Rows -
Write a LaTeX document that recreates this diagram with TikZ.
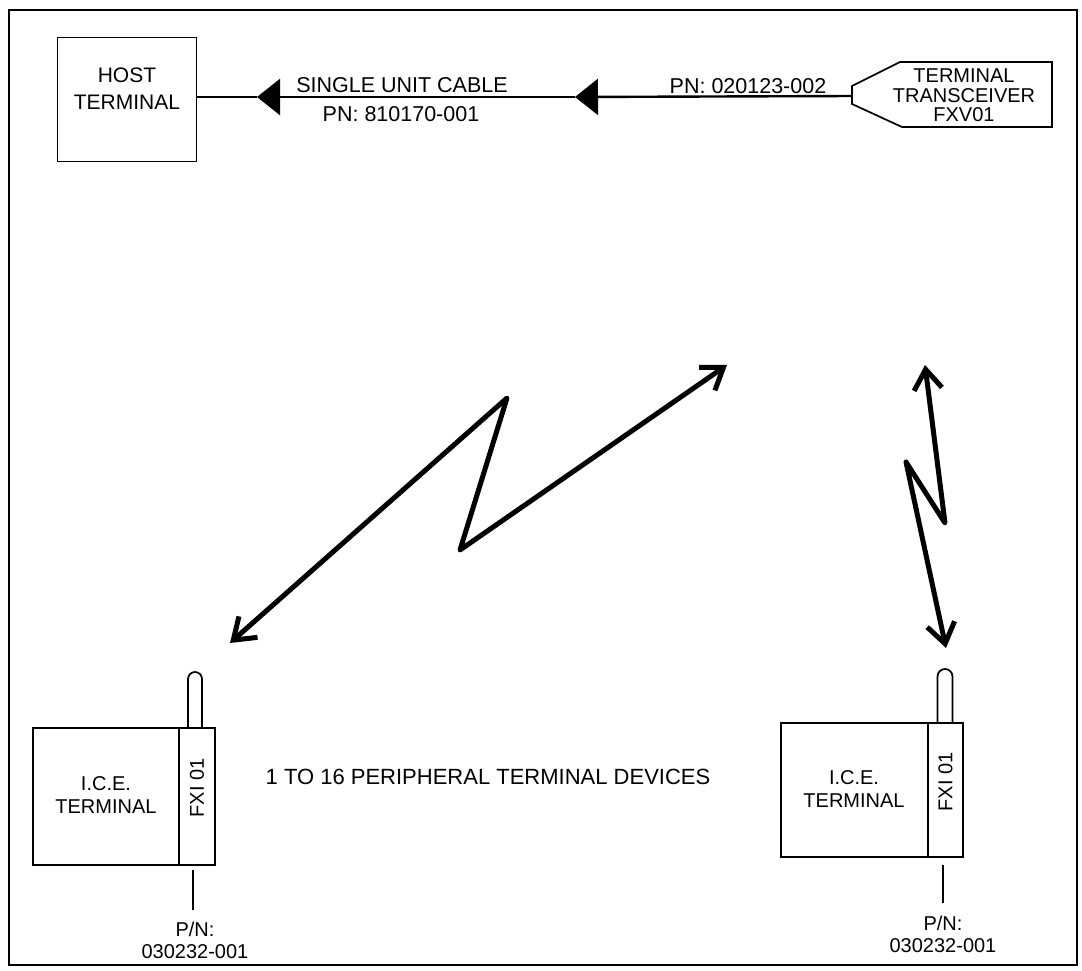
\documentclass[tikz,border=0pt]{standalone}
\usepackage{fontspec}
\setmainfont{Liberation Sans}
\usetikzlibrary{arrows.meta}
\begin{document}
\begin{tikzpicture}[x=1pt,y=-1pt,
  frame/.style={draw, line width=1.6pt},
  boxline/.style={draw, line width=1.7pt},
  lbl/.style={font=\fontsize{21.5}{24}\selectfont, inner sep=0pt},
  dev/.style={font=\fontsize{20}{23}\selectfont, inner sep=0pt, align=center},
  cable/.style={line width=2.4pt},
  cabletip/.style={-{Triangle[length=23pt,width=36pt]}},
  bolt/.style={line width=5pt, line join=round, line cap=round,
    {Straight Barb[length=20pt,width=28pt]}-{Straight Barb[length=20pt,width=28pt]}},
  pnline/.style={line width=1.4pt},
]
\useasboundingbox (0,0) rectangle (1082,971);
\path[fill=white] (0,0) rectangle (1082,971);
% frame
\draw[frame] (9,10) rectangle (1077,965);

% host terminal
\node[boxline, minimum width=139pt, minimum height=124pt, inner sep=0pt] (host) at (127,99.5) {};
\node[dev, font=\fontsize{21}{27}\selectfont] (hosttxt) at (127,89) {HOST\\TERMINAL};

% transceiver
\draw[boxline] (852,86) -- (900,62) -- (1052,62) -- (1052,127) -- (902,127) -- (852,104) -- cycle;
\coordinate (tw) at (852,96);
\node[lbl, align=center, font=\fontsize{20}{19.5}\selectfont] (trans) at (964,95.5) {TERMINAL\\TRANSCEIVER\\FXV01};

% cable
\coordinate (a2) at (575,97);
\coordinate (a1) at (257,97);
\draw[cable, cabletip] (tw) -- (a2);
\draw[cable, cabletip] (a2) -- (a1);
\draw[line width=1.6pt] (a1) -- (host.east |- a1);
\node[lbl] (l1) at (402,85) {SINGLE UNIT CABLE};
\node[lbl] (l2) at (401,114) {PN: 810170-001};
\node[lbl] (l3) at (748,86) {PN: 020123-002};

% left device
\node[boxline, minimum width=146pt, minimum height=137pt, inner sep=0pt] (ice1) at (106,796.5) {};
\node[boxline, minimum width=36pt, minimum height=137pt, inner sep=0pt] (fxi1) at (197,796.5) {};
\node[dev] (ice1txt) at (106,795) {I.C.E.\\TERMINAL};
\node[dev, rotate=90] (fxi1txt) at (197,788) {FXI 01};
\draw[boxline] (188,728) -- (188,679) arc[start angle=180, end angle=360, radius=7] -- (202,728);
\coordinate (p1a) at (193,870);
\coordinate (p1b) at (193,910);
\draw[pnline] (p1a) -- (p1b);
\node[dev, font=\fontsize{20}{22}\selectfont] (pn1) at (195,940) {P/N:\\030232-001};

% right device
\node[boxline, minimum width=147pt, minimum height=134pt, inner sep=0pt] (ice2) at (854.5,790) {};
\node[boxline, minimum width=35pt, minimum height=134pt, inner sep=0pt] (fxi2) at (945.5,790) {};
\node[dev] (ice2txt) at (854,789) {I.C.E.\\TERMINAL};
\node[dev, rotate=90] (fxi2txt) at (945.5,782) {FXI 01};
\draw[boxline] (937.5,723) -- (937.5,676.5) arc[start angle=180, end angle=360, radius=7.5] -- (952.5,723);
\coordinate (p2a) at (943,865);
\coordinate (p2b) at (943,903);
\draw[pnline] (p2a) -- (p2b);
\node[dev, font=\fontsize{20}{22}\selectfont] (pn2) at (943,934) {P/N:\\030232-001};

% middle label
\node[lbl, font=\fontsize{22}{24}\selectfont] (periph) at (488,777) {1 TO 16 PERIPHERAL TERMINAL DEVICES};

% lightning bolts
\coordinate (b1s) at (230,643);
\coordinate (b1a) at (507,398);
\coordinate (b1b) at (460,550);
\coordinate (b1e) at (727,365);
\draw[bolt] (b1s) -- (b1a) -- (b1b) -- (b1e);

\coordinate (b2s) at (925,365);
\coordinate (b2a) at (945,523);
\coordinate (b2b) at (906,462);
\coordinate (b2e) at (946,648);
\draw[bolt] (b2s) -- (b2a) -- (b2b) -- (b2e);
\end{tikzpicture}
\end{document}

...

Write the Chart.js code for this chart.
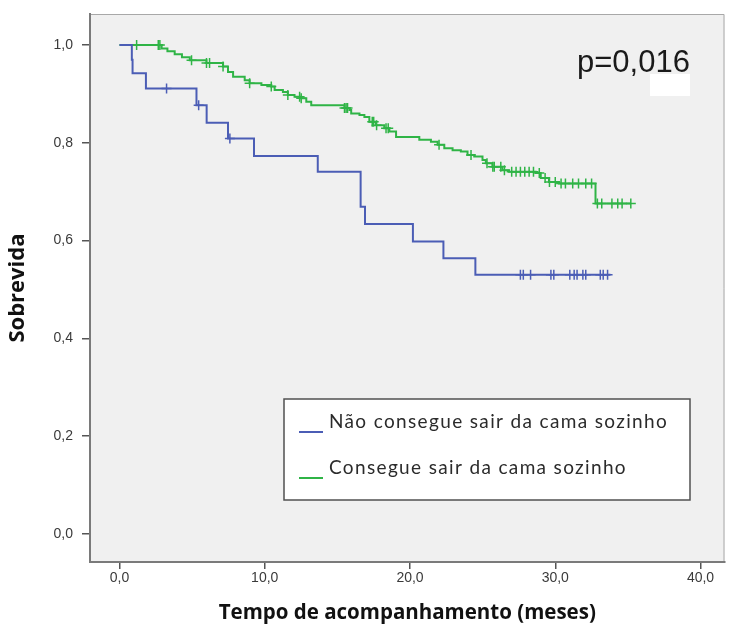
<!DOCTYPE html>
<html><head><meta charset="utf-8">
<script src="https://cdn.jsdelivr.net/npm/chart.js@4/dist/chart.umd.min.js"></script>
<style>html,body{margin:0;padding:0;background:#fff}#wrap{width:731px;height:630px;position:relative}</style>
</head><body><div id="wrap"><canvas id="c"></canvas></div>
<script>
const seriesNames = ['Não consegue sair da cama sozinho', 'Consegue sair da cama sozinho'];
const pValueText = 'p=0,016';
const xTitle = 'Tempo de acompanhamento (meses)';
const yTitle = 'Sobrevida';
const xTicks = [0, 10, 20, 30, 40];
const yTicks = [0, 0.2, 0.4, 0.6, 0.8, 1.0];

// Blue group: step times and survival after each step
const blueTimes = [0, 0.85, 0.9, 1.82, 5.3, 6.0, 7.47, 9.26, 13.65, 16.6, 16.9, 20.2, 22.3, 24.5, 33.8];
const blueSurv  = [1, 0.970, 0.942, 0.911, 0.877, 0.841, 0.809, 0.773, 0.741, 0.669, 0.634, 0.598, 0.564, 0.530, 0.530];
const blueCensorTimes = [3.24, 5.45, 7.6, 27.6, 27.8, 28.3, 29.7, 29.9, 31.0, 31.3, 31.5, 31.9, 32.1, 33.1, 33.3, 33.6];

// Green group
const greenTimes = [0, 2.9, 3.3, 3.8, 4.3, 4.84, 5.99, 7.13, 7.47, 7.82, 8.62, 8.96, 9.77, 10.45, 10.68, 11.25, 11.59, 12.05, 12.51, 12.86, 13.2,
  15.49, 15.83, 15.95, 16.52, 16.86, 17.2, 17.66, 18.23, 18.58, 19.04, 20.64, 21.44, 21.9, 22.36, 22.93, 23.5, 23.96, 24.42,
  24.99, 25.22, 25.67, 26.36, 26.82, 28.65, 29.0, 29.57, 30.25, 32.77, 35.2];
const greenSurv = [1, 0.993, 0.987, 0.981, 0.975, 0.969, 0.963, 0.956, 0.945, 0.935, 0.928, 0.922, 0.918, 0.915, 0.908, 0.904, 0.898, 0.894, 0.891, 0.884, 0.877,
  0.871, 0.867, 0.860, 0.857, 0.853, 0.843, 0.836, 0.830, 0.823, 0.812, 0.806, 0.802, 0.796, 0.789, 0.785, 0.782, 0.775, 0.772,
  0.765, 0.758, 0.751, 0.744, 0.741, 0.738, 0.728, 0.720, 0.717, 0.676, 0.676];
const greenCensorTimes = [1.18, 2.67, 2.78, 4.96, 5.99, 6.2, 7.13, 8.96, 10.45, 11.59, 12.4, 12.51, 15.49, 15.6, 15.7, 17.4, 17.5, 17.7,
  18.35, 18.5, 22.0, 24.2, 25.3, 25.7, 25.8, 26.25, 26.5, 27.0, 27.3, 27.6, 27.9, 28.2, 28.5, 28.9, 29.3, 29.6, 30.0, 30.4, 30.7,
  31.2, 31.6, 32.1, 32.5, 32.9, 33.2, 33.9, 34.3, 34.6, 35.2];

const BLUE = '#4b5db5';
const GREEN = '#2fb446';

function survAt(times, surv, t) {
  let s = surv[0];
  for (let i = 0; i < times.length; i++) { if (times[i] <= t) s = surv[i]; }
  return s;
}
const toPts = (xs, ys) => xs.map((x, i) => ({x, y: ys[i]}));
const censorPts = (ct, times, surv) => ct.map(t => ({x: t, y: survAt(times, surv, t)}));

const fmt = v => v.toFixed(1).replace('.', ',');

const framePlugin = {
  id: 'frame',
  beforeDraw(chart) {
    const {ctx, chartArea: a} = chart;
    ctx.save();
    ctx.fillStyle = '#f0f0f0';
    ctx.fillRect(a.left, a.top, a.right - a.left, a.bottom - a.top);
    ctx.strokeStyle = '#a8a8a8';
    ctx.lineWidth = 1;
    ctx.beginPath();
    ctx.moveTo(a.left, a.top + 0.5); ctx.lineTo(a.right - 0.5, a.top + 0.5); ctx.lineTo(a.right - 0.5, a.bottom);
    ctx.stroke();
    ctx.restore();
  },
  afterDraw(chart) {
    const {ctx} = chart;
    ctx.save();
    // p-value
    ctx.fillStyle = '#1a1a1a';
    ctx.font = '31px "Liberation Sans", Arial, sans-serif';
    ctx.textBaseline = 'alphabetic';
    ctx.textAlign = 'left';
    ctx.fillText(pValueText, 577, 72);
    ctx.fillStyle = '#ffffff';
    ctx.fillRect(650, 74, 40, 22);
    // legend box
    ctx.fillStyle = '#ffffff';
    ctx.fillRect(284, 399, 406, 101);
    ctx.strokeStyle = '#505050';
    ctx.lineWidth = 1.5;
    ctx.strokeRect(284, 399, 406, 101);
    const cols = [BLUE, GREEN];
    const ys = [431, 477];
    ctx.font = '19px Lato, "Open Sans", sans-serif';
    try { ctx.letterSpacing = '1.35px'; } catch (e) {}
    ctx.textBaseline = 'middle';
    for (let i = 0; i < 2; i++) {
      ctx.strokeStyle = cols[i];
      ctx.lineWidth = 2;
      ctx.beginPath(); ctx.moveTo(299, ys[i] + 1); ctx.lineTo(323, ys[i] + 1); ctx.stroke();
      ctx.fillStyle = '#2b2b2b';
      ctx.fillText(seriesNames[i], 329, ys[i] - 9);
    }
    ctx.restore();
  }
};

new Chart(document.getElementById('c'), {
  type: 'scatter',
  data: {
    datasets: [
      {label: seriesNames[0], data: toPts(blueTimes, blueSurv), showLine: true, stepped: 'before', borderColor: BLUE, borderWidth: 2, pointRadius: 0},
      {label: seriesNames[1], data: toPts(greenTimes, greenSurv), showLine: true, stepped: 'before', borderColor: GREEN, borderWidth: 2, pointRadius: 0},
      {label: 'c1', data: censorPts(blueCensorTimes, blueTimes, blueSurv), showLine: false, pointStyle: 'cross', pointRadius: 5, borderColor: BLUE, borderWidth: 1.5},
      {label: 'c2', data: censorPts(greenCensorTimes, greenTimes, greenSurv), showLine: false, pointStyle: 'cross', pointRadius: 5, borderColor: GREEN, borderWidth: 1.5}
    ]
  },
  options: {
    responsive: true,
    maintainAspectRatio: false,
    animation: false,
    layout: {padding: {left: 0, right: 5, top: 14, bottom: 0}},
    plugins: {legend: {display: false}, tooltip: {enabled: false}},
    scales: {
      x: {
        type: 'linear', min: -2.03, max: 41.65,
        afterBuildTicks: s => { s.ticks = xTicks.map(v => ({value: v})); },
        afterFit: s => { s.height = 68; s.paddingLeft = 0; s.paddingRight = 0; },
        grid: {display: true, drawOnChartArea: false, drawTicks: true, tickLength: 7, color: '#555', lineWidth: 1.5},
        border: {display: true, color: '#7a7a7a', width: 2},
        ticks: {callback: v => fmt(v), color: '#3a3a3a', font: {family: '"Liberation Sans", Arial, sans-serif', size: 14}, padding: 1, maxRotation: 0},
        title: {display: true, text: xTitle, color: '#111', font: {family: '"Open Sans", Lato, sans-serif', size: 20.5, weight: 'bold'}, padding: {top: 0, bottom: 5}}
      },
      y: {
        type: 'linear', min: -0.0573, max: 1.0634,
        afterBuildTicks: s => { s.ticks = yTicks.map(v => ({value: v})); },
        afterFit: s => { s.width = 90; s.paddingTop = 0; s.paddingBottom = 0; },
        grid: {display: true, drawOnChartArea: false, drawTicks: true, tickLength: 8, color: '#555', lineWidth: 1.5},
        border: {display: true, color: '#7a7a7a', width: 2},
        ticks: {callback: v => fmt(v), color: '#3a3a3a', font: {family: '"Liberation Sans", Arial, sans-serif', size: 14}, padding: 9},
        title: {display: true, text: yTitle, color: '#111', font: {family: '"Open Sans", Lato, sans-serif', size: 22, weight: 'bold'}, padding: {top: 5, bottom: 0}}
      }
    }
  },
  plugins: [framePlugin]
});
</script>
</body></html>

--

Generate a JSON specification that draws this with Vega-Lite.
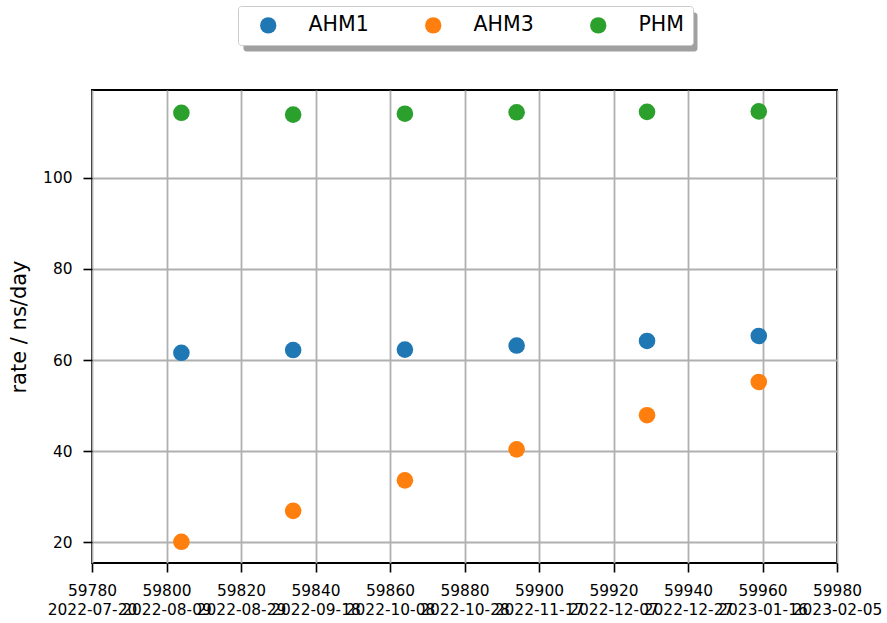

Requirement - Among the entries above, take the lines from the one with "Write a LaTeX" through the one with "(hosttxt) at (127,89)" and retype them exactly, leaving out the pictures.

Solution for this exercise -
Write a LaTeX document that recreates this diagram with TikZ.
\documentclass[tikz,border=0pt]{standalone}
\usepackage{fontspec}
\setmainfont{Liberation Sans}
\usetikzlibrary{arrows.meta}
\begin{document}
\begin{tikzpicture}[x=1pt,y=-1pt,
  frame/.style={draw, line width=1.6pt},
  boxline/.style={draw, line width=1.7pt},
  lbl/.style={font=\fontsize{21.5}{24}\selectfont, inner sep=0pt},
  dev/.style={font=\fontsize{20}{23}\selectfont, inner sep=0pt, align=center},
  cable/.style={line width=2.4pt},
  cabletip/.style={-{Triangle[length=23pt,width=36pt]}},
  bolt/.style={line width=5pt, line join=round, line cap=round,
    {Straight Barb[length=20pt,width=28pt]}-{Straight Barb[length=20pt,width=28pt]}},
  pnline/.style={line width=1.4pt},
]
\useasboundingbox (0,0) rectangle (1082,971);
\path[fill=white] (0,0) rectangle (1082,971);
% frame
\draw[frame] (9,10) rectangle (1077,965);

% host terminal
\node[boxline, minimum width=139pt, minimum height=124pt, inner sep=0pt] (host) at (127,99.5) {};
\node[dev, font=\fontsize{21}{27}\selectfont] (hosttxt) at (127,89) {HOST\\TERMINAL};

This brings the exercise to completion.